General characteristics
- Type: Sloop-of-war
- Displacement: 556 long tons (565 t)
- Length: 117 ft (36 m)
- Beam: 32 ft (9.8 m)
- Depth of hold: 15 ft (4.6 m)
- Propulsion: Sail
- Armament: 16 × 32-pounder guns

= USS Preble (1839) =

Sloop-of-war of the United States Navy

USS Preble was a United States Navy sloop-of-war with 16 guns, built by the Portsmouth Navy Yard, Kittery, Maine, launched June 13, 1839 and commissioned in 1840. She was named after Commodore Edward Preble (1761–1807).

==Early Service==

Preble first sailed for Labrador, and then went to cruise in the Mediterranean Sea in 1843. She was attached to the African Squadron in 1845. In 1846, Preble sailed for New York and joined the Pacific Squadron on the West Coast of the United States, where she participated in the Mexican–American War.

==Sail to East Asia==
In 1848, Captain James Glynn took her first to Hong Kong and then to Nagasaki, Japan, where she picked up some fourteen American and Hawaiian seamen who had become castaways in that "closed country".
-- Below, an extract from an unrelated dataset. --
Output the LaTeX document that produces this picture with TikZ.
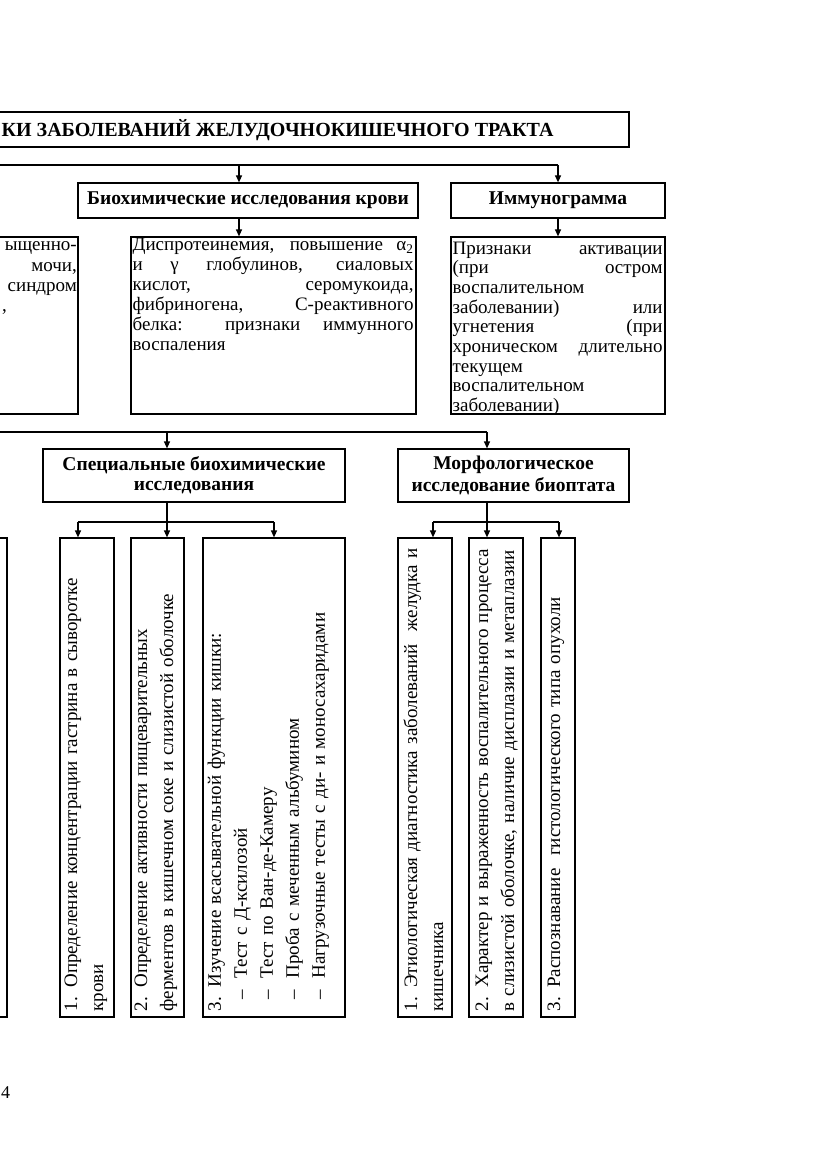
\documentclass[tikz,border=0pt]{standalone}
\usepackage{fontspec}
\setmainfont{Liberation Serif}
\usetikzlibrary{arrows.meta,positioning,calc}
\tolerance=10000
\hbadness=10000

\begin{document}
\begin{tikzpicture}[
        x=1pt, y=-1pt,
        >={Triangle[length=7pt,width=6pt]},
        box/.style={rectangle,draw,line width=1.2pt,inner sep=0pt},
        head/.style={font=\fontsize{19.5}{20}\selectfont\bfseries,align=center},
        txt/.style={font=\fontsize{19}{20}\selectfont,inner sep=0pt,align=justify},
        vtxt/.style={font=\fontsize{19}{26}\selectfont,rotate=90,inner sep=0pt,align=left,text width=468pt},
        conn/.style={->,line width=1.2pt}
      ]
        \useasboundingbox (0,0) rectangle (831,1174);

        % title and first level
        \node[box,minimum width=649pt,minimum height=35pt] (titlebox) at (304.5,129.5) {};
        \node[head,font=\fontsize{20}{20}\selectfont\bfseries,anchor=east] (title) at (557,130) {КИ ЗАБОЛЕВАНИЙ ЖЕЛУДОЧНОКИШЕЧНОГО ТРАКТА};
        \node[box,head,minimum width=340pt,minimum height=35pt] (bio) at (248,200.5) {Биохимические исследования крови};
        \node[box,head,minimum width=214pt,minimum height=35pt] (imm) at (558,200.5) {Иммунограмма};

        % result boxes
        \node[box,minimum width=98pt,minimum height=177pt]  (lefttop) at (29,325.5) {};
        \node[box,minimum width=285pt,minimum height=177pt] (dys)     at (273.5,325.5) {};
        \node[box,minimum width=214pt,minimum height=177pt] (immres)  at (558,325.5) {};

        \node[txt,anchor=base east] (lt1) at (77,251) {ыщенно-};
        \node[txt,anchor=base east] (lt2) at (77,271) {мочи,};
        \node[txt,anchor=base east] (lt3) at (77,291) {синдром};
        \node[txt,anchor=base west] (lt4) at (2,311) {,};

        \node[txt,text width=281pt,anchor=north west] (dystxt) at ($(dys.north west)+(2,1.5)$)
          {Диспротеинемия, повышение α\textsubscript{2}\linebreak и γ глобулинов, сиаловых\linebreak кислот, серомукоида,\linebreak фибриногена, С-реактивного\linebreak белка: признаки иммунного\linebreak воспаления};

        \begin{scope}
          \clip (immres.north west) rectangle (immres.south east);
          \node[txt,font=\fontsize{19}{19.7}\selectfont,text width=210pt,anchor=north west] (immtxt) at ($(immres.north west)+(2,5)$)
            {Признаки активации\linebreak (при остром\linebreak воспалительном\\ заболевании) или\linebreak угнетения (при\linebreak хроническом длительно\linebreak текущем\\ воспалительном\\ заболевании)};
        \end{scope}

        % second level
        \node[box,head,minimum width=302pt,minimum height=53pt] (spec)  at (194,475.5) {Специальные биохимические\\ исследования};
        \node[box,head,minimum width=231pt,minimum height=53pt] (morph) at (513.5,475.5) {Морфологическое\\[2pt] исследование биоптата};

        % vertical boxes
        \node[box,minimum width=27pt,minimum height=479pt]  (vleft)  at (-6.5,777.5) {};
        \node[box,minimum width=54pt,minimum height=479pt]  (gast)   at (87,777.5) {};
        \node[box,minimum width=53pt,minimum height=479pt]  (ferm)   at (157.5,777.5) {};
        \node[box,minimum width=142pt,minimum height=479pt] (absorp) at (274,777.5) {};
        \node[box,minimum width=54pt,minimum height=479pt]  (etio)   at (425,777.5) {};
        \node[box,minimum width=54pt,minimum height=479pt]  (infl)   at (496,777.5) {};
        \node[box,minimum width=34pt,minimum height=479pt]  (tumor)  at (558,777.5) {};

        \node[vtxt,anchor=north west] (gasttxt) at ($(gast.south west)+(5,-6)$)
          {1. Определение концентрации гастрина в сыворотке\\ крови};
        \node[vtxt,anchor=north west] (fermtxt) at ($(ferm.south west)+(4,-6)$)
          {2. Определение активности пищеварительных\\ ферментов в кишечном соке и слизистой оболочке};
        \node[vtxt,anchor=north west] (abstxt) at ($(absorp.south west)+(5,-6)$)
          {3. Изучение всасывательной функции кишки:\\
           \hspace*{12pt}\makebox[21pt][l]{–}Тест с Д-ксилозой\\
           \hspace*{12pt}\makebox[21pt][l]{–}Тест по Ван-де-Камеру\\
           \hspace*{12pt}\makebox[21pt][l]{–}Проба с меченным альбумином\\
           \hspace*{12pt}\makebox[21pt][l]{–}Нагрузочные тесты с ди- и моносахаридами};
        \node[vtxt,anchor=north west] (etiotxt) at ($(etio.south west)+(6,-6)$)
          {1. Этиологическая диагностика заболеваний~ желудка и\\ кишечника};
        \node[vtxt,anchor=north west] (infltxt) at ($(infl.south west)+(7,-6)$)
          {2. Характер и выраженность воспалительного процесса\\ в слизистой оболочке, наличие дисплазии и метаплазии};
        \node[vtxt,anchor=north west] (tumtxt) at ($(tumor.south west)+(7,-6)$)
          {3. Распознавание~ гистологического типа опухоли};

        \node[font=\fontsize{18}{18}\selectfont,inner sep=0pt,anchor=west] (page) at (1,1093) {4};

        % connectors
        \coordinate (b1)  at (-20,165);
        \coordinate (b1a) at (239,165);
        \draw[line width=1.2pt] (b1) -- (b1 -| imm.north);
        \draw[conn] (b1a) -- (b1a |- bio.north);
        \draw[conn] (b1 -| imm.north) -- (imm.north);
        \draw[conn] (bio.south -| b1a) -- (dys.north -| b1a);
        \draw[conn] (imm.south) -- (immres.north);

        \coordinate (b2)  at (-20,432);
        \coordinate (b2a) at (167,432);
        \coordinate (b2b) at (487,432);
        \draw[line width=1.2pt] (b2) -- (b2b);
        \draw[conn] (b2a) -- (b2a |- spec.north);
        \draw[conn] (b2b) -- (b2b |- morph.north);

        \coordinate (sL) at (78,522);
        \coordinate (sM) at (167,522);
        \coordinate (sR) at (274,522);
        \draw[line width=1.2pt] (spec.south -| sM) -- (sM);
        \draw[line width=1.2pt] (sL) -- (sR);
        \draw[conn] (sL) -- (sL |- gast.north);
        \draw[conn] (sM) -- (sM |- ferm.north);
        \draw[conn] (sR) -- (absorp.north);

        \coordinate (mL) at (433,522);
        \coordinate (mM) at (487,522);
        \coordinate (mR) at (559,522);
        \draw[line width=1.2pt] (morph.south -| mM) -- (mM);
        \draw[line width=1.2pt] (mL) -- (mR);
        \draw[conn] (mL) -- (mL |- etio.north);
        \draw[conn] (mM) -- (mM |- infl.north);
        \draw[conn] (mR) -- (mR |- tumor.north);
      \end{tikzpicture}
\end{document}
On 1 November 1850, she set sail for the east coast of the United States, where she became a practice ship for midshipmen until 1857, when she was placed in ordinary service.

==Civil War Service==

During the American Civil War, in July 1861, Preble joined the Gulf Blockading Squadron and participated to the blockade of the Mississippi River. She was posted at Head of the Passes on the Mississippi River on 12 October 1861 when the blockading squadron there was attacked by a Confederate States Navy force that included the first ironclad warship, CSS Manassas. Being a sail-powered ship, she did not join the battle but rather made a swift retreat out the Southwest Pass to safety in the Gulf of Mexico.

Preble was serving as a guard ship when, on 27 April 1863, while moored in Pensacola Bay off Pensacola, Florida, she caught fire due to the carelessness of a crewman. She was abandoned and exploded.